WHAT IS REQUIRED
Starting from the top of the material, restate each line exactly until the line that contains "const censorSurv = [1.0, 0.5, 0.1667];", which is also copied. Pictures are excluded.

-- -- --

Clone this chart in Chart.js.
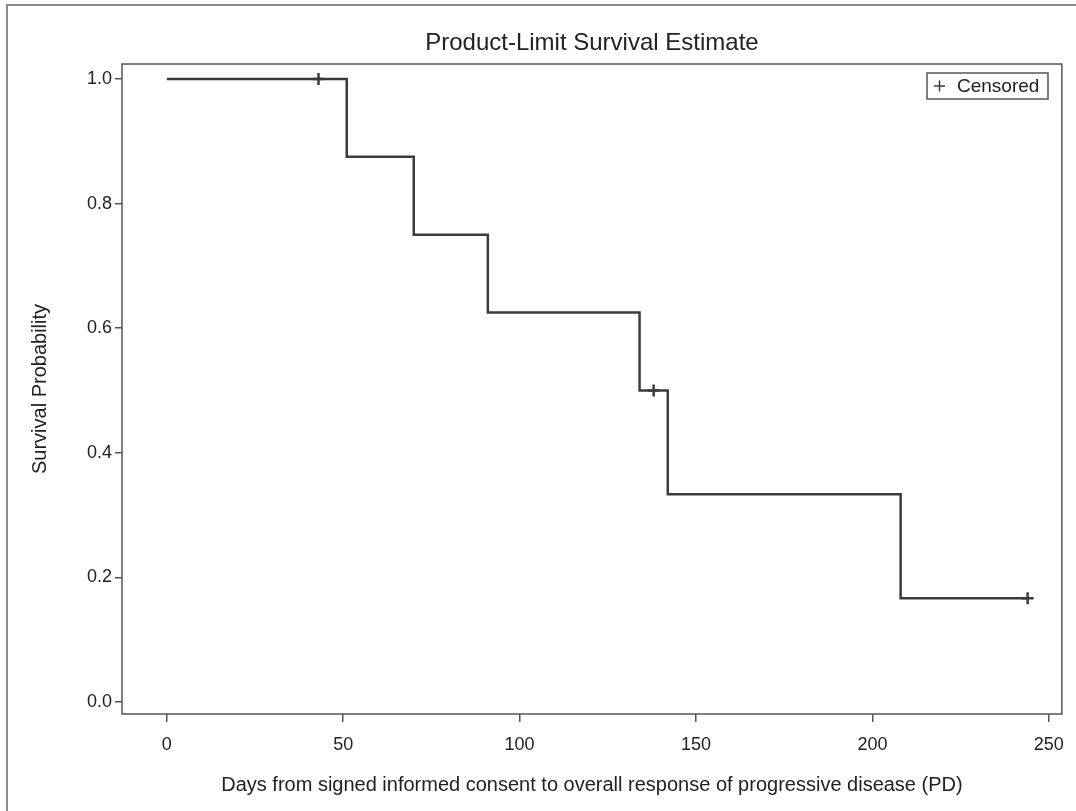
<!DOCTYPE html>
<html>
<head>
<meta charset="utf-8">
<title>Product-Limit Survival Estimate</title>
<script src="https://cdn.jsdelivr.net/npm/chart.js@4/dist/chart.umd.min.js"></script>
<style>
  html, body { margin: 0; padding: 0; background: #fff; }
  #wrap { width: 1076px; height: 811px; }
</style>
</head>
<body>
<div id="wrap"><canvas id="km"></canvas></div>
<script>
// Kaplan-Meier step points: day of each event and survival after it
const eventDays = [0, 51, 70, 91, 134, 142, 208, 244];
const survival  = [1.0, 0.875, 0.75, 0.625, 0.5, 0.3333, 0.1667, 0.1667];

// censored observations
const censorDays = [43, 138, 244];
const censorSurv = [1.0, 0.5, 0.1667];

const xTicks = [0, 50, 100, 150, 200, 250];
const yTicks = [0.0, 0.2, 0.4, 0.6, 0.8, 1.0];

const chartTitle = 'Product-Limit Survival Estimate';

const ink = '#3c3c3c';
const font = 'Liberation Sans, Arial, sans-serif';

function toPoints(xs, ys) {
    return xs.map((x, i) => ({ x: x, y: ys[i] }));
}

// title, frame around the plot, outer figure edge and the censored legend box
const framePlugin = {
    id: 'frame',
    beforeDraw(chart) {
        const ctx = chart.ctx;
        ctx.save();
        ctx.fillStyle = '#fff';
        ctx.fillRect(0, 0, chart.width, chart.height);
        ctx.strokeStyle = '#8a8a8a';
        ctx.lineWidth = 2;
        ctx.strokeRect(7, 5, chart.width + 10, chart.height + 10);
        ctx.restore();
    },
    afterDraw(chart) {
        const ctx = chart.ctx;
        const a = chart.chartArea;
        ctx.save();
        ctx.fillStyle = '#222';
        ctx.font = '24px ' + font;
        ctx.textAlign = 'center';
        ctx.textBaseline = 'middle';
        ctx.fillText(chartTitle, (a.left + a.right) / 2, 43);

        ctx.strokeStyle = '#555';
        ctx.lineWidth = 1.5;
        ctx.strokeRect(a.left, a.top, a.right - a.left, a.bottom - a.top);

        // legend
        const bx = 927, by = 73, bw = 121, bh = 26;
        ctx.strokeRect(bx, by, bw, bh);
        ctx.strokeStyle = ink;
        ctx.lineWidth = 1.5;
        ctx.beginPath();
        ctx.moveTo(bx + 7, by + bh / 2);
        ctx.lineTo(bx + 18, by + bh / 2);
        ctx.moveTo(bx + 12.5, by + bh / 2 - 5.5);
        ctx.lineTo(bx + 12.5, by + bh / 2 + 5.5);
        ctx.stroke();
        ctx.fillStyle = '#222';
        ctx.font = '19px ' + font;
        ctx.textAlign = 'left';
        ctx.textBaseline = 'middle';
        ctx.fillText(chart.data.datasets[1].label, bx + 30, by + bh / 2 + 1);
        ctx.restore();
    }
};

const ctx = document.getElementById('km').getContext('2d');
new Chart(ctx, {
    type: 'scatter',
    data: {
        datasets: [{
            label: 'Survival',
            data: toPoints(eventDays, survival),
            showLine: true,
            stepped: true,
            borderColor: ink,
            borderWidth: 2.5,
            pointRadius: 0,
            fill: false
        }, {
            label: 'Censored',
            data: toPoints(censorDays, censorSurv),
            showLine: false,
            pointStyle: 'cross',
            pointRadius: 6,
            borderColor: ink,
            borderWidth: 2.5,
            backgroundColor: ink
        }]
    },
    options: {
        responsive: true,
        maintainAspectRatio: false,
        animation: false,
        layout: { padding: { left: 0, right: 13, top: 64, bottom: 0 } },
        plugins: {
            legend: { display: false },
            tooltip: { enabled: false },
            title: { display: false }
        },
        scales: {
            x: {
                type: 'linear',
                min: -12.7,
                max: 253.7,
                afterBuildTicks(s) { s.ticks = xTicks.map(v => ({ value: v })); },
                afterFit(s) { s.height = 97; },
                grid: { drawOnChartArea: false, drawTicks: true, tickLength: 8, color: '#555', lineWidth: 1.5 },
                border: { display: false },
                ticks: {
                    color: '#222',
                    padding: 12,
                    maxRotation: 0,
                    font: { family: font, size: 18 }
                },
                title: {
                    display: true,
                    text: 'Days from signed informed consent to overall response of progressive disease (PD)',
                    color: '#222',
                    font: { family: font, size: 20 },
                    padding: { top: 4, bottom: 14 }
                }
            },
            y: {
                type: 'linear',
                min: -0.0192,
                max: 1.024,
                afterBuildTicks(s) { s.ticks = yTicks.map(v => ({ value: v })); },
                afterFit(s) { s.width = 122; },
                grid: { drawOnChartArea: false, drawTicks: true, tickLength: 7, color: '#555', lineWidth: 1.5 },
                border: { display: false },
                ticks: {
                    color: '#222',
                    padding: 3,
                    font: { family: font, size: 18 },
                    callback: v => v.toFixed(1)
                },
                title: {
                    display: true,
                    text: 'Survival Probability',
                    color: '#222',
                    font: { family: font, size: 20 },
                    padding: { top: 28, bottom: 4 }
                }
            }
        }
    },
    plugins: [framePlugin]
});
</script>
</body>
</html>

-- -- --

EXERCISE OUTPUT
Clone this chart in Chart.js.
<!DOCTYPE html>
<html>
<head>
<meta charset="utf-8">
<title>Product-Limit Survival Estimate</title>
<script src="https://cdn.jsdelivr.net/npm/chart.js@4/dist/chart.umd.min.js"></script>
<style>
  html, body { margin: 0; padding: 0; background: #fff; }
  #wrap { width: 1076px; height: 811px; }
</style>
</head>
<body>
<div id="wrap"><canvas id="km"></canvas></div>
<script>
// Kaplan-Meier step points: day of each event and survival after it
const eventDays = [0, 51, 70, 91, 134, 142, 208, 244];
const survival  = [1.0, 0.875, 0.75, 0.625, 0.5, 0.3333, 0.1667, 0.1667];

// censored observations
const censorDays = [43, 138, 244];
const censorSurv = [1.0, 0.5, 0.1667];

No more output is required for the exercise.